I have had more feedback about my playing in Grace UMC in Winfield on Mother's Day. I recorded my ecstatic feelings that day in an earlier post. I don't think the performance was recorded but I will always remember the feeling.
A couple weekends ago, my godmother threw me a farewell party in Winfield as I'm going to leave pretty soon. I overheard that there were people that cried after I finished playing Beethoven's Rondo at church. It leaves me to wonder as to why they did.The pastor later told me he cried and there were a few teary eyes in the congregation. He said the music was so beautiful and it was almost unbelievable.
I am pleased that I communicated to my listeners.
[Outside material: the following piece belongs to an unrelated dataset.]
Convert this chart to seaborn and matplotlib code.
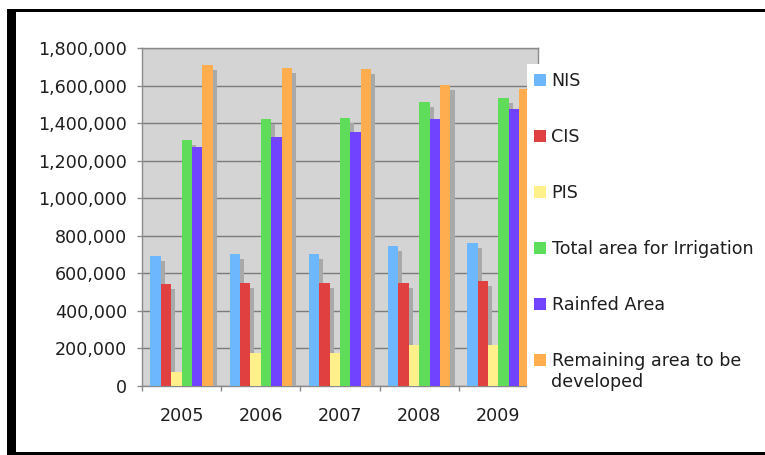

To me it is the most important thing in performing. But what was it that came across to them? I did wear my heart on my sleeve that day and I gave it all I had, since I thought it was the last I would play of that piece. However I wasn't going to throw my music out the window.. not that church anyway since there are really nice stained glass ;) I will always cherish that performance of the Rondo (which wasn't my favorite piece of my grad recital) as it was a spring board to a nice, secure audition. I think I gained a lot of confidence back in that 4 1/2 minutes.
So did someone else in the congregation... It happened that a gal is learning the Granados waltz that I chose to play. The 1st waltz from Valses Poeticos is a piece I like to play very late at night.. usually past midnight. It made her day that it was something I chose to program. Her mom said that she said.. Gloria played it so I must not be doing too bad. Ah put on a pedestal.. ah! I guess I must have hit more notes correctly than I thought.
I look forward to putting another program together and will anticipate my next "Winfield" experience.